The mote is 34 feet 6 inches high. It is 39 feet across the summit, nearly 50 feet, if we include the ledge ; but the edges are broken by cattle. The fosses and mounds are regular. The outer ones at the south-east are 18 feet across, the inner fosse 22 feet: all are levelled to the north-east. The rings vary where best preserved from 14 feet to nearly 17 feet high, rarely under 12 feet; they are 8 feet to 10 feet wide on top, and 15 feet to 20 feet below, the sides very steep and in parts furzy. The outer fosse is wet to the north-west; a small brook runs along that and the west side.

The mote has a core of stones under the thick clay cover; it was dug into many years ago, near the fair green to the north west, but the hole is now closed up. The field to the south is level on the ridge, but there is no trace of an annexe or baily. Without excavation and full weighing of the results it were foolish and idle to lay down any hard and “final” theory as to the origin of such an earthwork {emphasis added}. It may have been a burial mound, but the great fosses and rings tell against the view; or a residential fort, or feudal castle, but the small storm-swept summit, barely 41 feet across, is too small. The “Book of Rights,” circa a.d. 900, regards it as a fort.

I venture to suggest that it was connected with some ceremonial; oh that Mac Raith had not confined his lay to Cenn Febrat! The fair-green at its foot, the fair at least older, than 1655, may be the representative of an early oenach. The connexion of the oenach with the sidh mound is common. We know nothing of any inauguration place of the southern Dal Cais; it may have been at Oenach Culi; if not, do we find it at Kilfinnan? The northern Dal Cais, as all know, inaugurated their princes at Magh Adhair, near Quin. There a flat-topped mound, like one of the Sliabh riach motes, with a large fosse and outer ring, 28 feet high, 6 feet lower than Kilfinnan, was used in the ceremonial; but the platform was far larger, and the evidence for it having been a residential fort on occasion is strong, as it was “besieged” and taken in A.D. 887.

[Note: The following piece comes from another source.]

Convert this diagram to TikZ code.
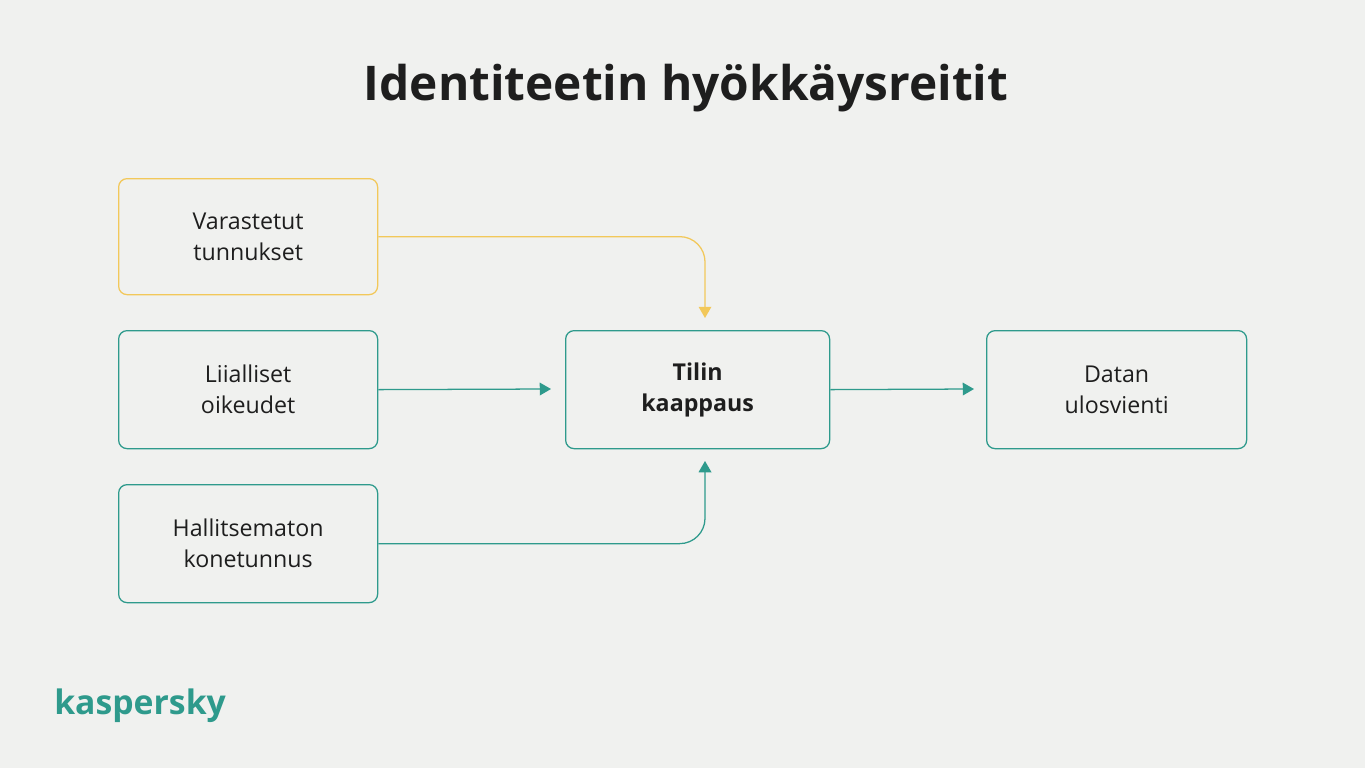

The more one studies the Irish high motes, the more certain it becomes that no theory can be based on their plan and shape; their resemblance to the great Hausbergs of central Europe of remote date, to the supposed “feudal motes” in France, now proved to be Gaulish and pre-Roman, and to the great temple mounds of the valleys of the Ohio and Mississippi, is shirked or put aside by the exponents of the exclusive theory of feudal origin. Whether, therefore, Kilfinnan Mote was a sidh or a residential fort I shall not decide. The Irish certainly erected residential mounds, like Duma Selga, of which we are told “Duma Selga, where the sons of Muredach used to dwell, now they are gone, the King-mound (rig-duma) remains.” I can readily accept the view, though unrecorded, that the Norman colonists may have crowned Kilfinnan Mote with a very small bretasche (earthwork) to command the pass into Fermoy, but see no reason to doubt its earlier origin, for whatever purpose it was at first designed”.

13] Account of Moat Excavation in 1930 – Patrick Carroll { view PDF }

Kilfinane Motte c. 1934. ©Kilfinane Photographs, Earthsound Geophysics.

14] Antiquities of the Irish Countryside – Sean P. O’Riordáin (1943)

“…the hill fort in Kilfinnane is a splendid example surrounded by three concentric banks and fosses and it has been suggested that it is a site named in the Book of Rights, which is a pre-Norman compilation.” (p.21). Aerial photo is included (possibly that above).

15] Irish Press article – Stephen Rynne (1947)

{An eyewitness repetition of the 1837 claim to ‘a 130 feet mound’ in this article seems difficult to explain}.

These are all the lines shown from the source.